AVAILABLE RECORDS:
start

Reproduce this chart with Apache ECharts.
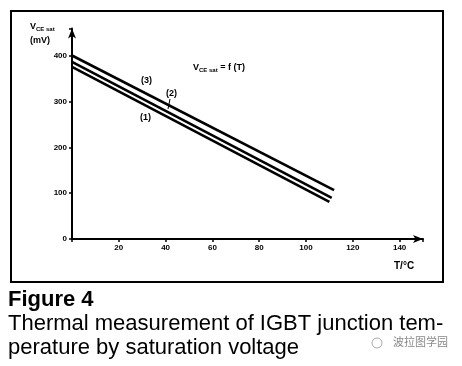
<!DOCTYPE html>
<html><head><meta charset="utf-8">
<script src="https://cdn.jsdelivr.net/npm/echarts@6/dist/echarts.min.js"></script>
<style>html,body{margin:0;padding:0;background:#fff}#c{width:462px;height:366px}</style>
</head><body><div id="c"></div>
<script>
var xTicks = [20, 40, 60, 80, 100, 120, 140];
var yTicks = [0, 100, 200, 300, 400];
var line1T = [0, 110];
var line1V = [376, 81];
var line2T = [0, 111];
var line2V = [387, 90];
var line3T = [0, 112];
var line3V = [401, 107];
var seriesNames = ['(1)', '(2)', '(3)'];

function pairs(t, v) { return t.map(function (x, i) { return [x, v[i]]; }); }

var chart = echarts.init(document.getElementById('c'), null, {renderer: 'canvas'});
var F = 'Liberation Sans, Arial, sans-serif';
var lineSeries = [[line1T, line1V], [line2T, line2V], [line3T, line3V]].map(function (d, i) {
  return {
    name: seriesNames[i], type: 'line', data: pairs(d[0], d[1]), showSymbol: false,
    lineStyle: {color: '#000', width: 2.6}, animation: false, silent: true
  };
});
chart.setOption({
  animation: false,
  grid: {left: 72, top: 28.5, right: 39, bottom: 127},
  xAxis: {
    type: 'value', min: 0, max: 150, interval: 20,
    axisLine: {lineStyle: {color: '#000', width: 2}, symbol: ['none', 'arrow'], symbolSize: [6, 10]},
    axisTick: {show: true, length: 3, inside: false, lineStyle: {color: '#000', width: 1.5}},
    splitLine: {show: false},
    axisLabel: {color: '#000', fontFamily: F, fontWeight: 'bold', fontSize: 8, margin: 5,
      formatter: function (v) { return xTicks.indexOf(v) >= 0 ? String(v) : ''; }}
  },
  yAxis: {
    type: 'value', min: 0, max: 460, interval: 100,
    axisLine: {show: true, lineStyle: {color: '#000', width: 2}, symbol: ['none', 'arrow'], symbolSize: [6, 10]},
    axisTick: {show: true, length: 3, lineStyle: {color: '#000', width: 1.5}},
    splitLine: {show: false},
    axisLabel: {color: '#000', fontFamily: F, fontWeight: 'bold', fontSize: 8, margin: 5,
      formatter: function (v) { return yTicks.indexOf(v) >= 0 ? String(v) : ''; }}
  },
  series: lineSeries,
  graphic: [
    {type: 'rect', shape: {x: 11, y: 11, width: 432, height: 271}, style: {fill: 'none', stroke: '#000', lineWidth: 2}, silent: true},
    {type: 'text', left: 30, top: 22, style: {text: '{v|V}{s|CE sat}\n{v|(mV)}', rich: {
      v: {fontFamily: F, fontSize: 9, fontWeight: 'bold', fill: '#000', lineHeight: 14},
      s: {fontFamily: F, fontSize: 6, fontWeight: 'bold', fill: '#000', padding: [5, 0, 0, 0]}}}},
    {type: 'text', left: 193, top: 63, style: {text: '{v|V}{s|CE sat}{v| = f (T)}', rich: {
      v: {fontFamily: F, fontSize: 9, fontWeight: 'bold', fill: '#000'},
      s: {fontFamily: F, fontSize: 6, fontWeight: 'bold', fill: '#000', padding: [5, 0, 0, 0]}}}},
    {type: 'text', left: 141, top: 76, style: {text: '(3)', font: 'bold 9px ' + F, fill: '#000'}},
    {type: 'text', left: 166, top: 89, style: {text: '(2)', font: 'bold 9px ' + F, fill: '#000'}},
    {type: 'line', shape: {x1: 170, y1: 99, x2: 168, y2: 109}, style: {stroke: '#000', lineWidth: 1}},
    {type: 'text', left: 140, top: 113, style: {text: '(1)', font: 'bold 9px ' + F, fill: '#000'}},
    {type: 'text', left: 394, top: 261, style: {text: 'T/\u00B0C', font: 'bold 10px ' + F, fill: '#000'}},
    {type: 'text', left: 8, top: 289, style: {text: 'Figure 4', font: 'bold 22px ' + F, fill: '#000'}},
    {type: 'text', left: 8, top: 313, style: {text: 'Thermal measurement of IGBT junction tem-', font: '22px ' + F, fill: '#000'}},
    {type: 'text', left: 8, top: 337, style: {text: 'perature by saturation voltage', font: '22px ' + F, fill: '#000'}},
    {type: 'circle', shape: {cx: 377, cy: 343, r: 5}, style: {fill: 'none', stroke: '#aaa', lineWidth: 1}},
    {type: 'text', left: 393, top: 336, style: {text: '波拉图学园', font: '11px Noto Sans CJK SC', fill: '#888'}}
  ]
});
</script></body></html>
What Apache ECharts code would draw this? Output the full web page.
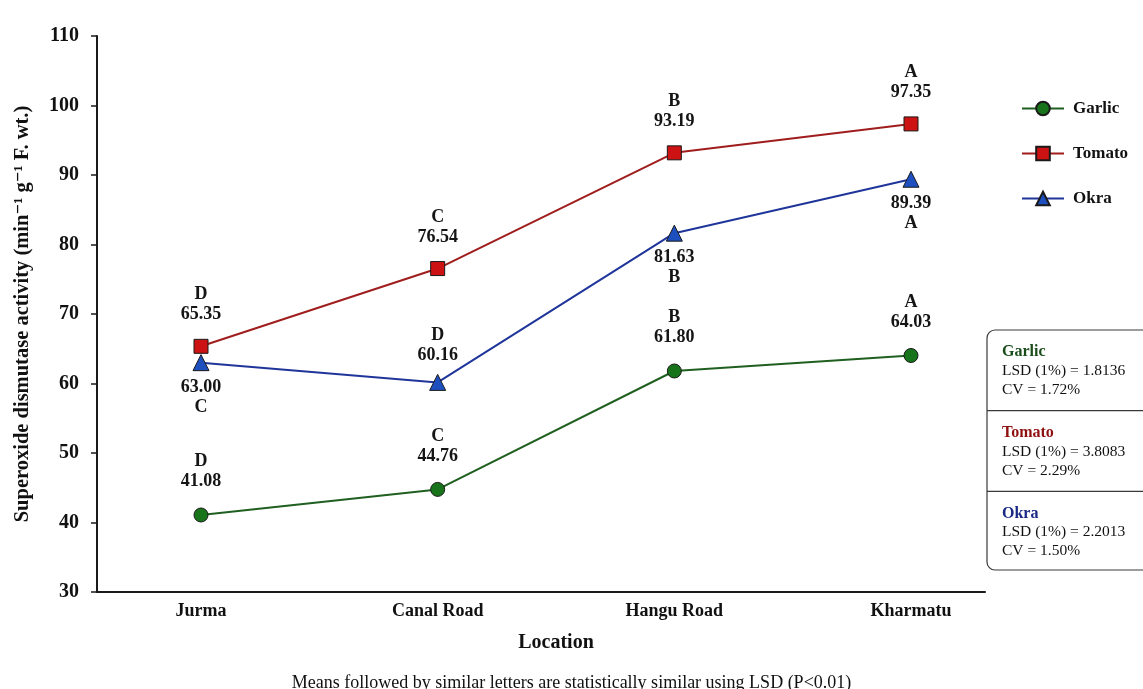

end

AIM OF THE EXERCISE: Working from the lines above, reproduce the material exactly and exclude its pictures.

CORRECT ANSWER:
Reproduce this chart with Apache ECharts.
<!DOCTYPE html>
<html><head><meta charset="utf-8">
<script src="https://cdn.jsdelivr.net/npm/echarts@6/dist/echarts.min.js"></script>
<style>html,body{margin:0;padding:0;background:#fff}#c{width:462px;height:366px}</style>
</head><body><div id="c"></div>
<script>
var xTicks = [20, 40, 60, 80, 100, 120, 140];
var yTicks = [0, 100, 200, 300, 400];
var line1T = [0, 110];
var line1V = [376, 81];
var line2T = [0, 111];
var line2V = [387, 90];
var line3T = [0, 112];
var line3V = [401, 107];
var seriesNames = ['(1)', '(2)', '(3)'];

function pairs(t, v) { return t.map(function (x, i) { return [x, v[i]]; }); }

var chart = echarts.init(document.getElementById('c'), null, {renderer: 'canvas'});
var F = 'Liberation Sans, Arial, sans-serif';
var lineSeries = [[line1T, line1V], [line2T, line2V], [line3T, line3V]].map(function (d, i) {
  return {
    name: seriesNames[i], type: 'line', data: pairs(d[0], d[1]), showSymbol: false,
    lineStyle: {color: '#000', width: 2.6}, animation: false, silent: true
  };
});
chart.setOption({
  animation: false,
  grid: {left: 72, top: 28.5, right: 39, bottom: 127},
  xAxis: {
    type: 'value', min: 0, max: 150, interval: 20,
    axisLine: {lineStyle: {color: '#000', width: 2}, symbol: ['none', 'arrow'], symbolSize: [6, 10]},
    axisTick: {show: true, length: 3, inside: false, lineStyle: {color: '#000', width: 1.5}},
    splitLine: {show: false},
    axisLabel: {color: '#000', fontFamily: F, fontWeight: 'bold', fontSize: 8, margin: 5,
      formatter: function (v) { return xTicks.indexOf(v) >= 0 ? String(v) : ''; }}
  },
  yAxis: {
    type: 'value', min: 0, max: 460, interval: 100,
    axisLine: {show: true, lineStyle: {color: '#000', width: 2}, symbol: ['none', 'arrow'], symbolSize: [6, 10]},
    axisTick: {show: true, length: 3, lineStyle: {color: '#000', width: 1.5}},
    splitLine: {show: false},
    axisLabel: {color: '#000', fontFamily: F, fontWeight: 'bold', fontSize: 8, margin: 5,
      formatter: function (v) { return yTicks.indexOf(v) >= 0 ? String(v) : ''; }}
  },
  series: lineSeries,
  graphic: [
    {type: 'rect', shape: {x: 11, y: 11, width: 432, height: 271}, style: {fill: 'none', stroke: '#000', lineWidth: 2}, silent: true},
    {type: 'text', left: 30, top: 22, style: {text: '{v|V}{s|CE sat}\n{v|(mV)}', rich: {
      v: {fontFamily: F, fontSize: 9, fontWeight: 'bold', fill: '#000', lineHeight: 14},
      s: {fontFamily: F, fontSize: 6, fontWeight: 'bold', fill: '#000', padding: [5, 0, 0, 0]}}}},
    {type: 'text', left: 193, top: 63, style: {text: '{v|V}{s|CE sat}{v| = f (T)}', rich: {
      v: {fontFamily: F, fontSize: 9, fontWeight: 'bold', fill: '#000'},
      s: {fontFamily: F, fontSize: 6, fontWeight: 'bold', fill: '#000', padding: [5, 0, 0, 0]}}}},
    {type: 'text', left: 141, top: 76, style: {text: '(3)', font: 'bold 9px ' + F, fill: '#000'}},
    {type: 'text', left: 166, top: 89, style: {text: '(2)', font: 'bold 9px ' + F, fill: '#000'}},
    {type: 'line', shape: {x1: 170, y1: 99, x2: 168, y2: 109}, style: {stroke: '#000', lineWidth: 1}},
    {type: 'text', left: 140, top: 113, style: {text: '(1)', font: 'bold 9px ' + F, fill: '#000'}},
    {type: 'text', left: 394, top: 261, style: {text: 'T/\u00B0C', font: 'bold 10px ' + F, fill: '#000'}},
    {type: 'text', left: 8, top: 289, style: {text: 'Figure 4', font: 'bold 22px ' + F, fill: '#000'}},
    {type: 'text', left: 8, top: 313, style: {text: 'Thermal measurement of IGBT junction tem-', font: '22px ' + F, fill: '#000'}},
    {type: 'text', left: 8, top: 337, style: {text: 'perature by saturation voltage', font: '22px ' + F, fill: '#000'}},
    {type: 'circle', shape: {cx: 377, cy: 343, r: 5}, style: {fill: 'none', stroke: '#aaa', lineWidth: 1}},
    {type: 'text', left: 393, top: 336, style: {text: '波拉图学园', font: '11px Noto Sans CJK SC', fill: '#888'}}
  ]
});
</script></body></html>
What Apache ECharts code would draw this? Output the full web page.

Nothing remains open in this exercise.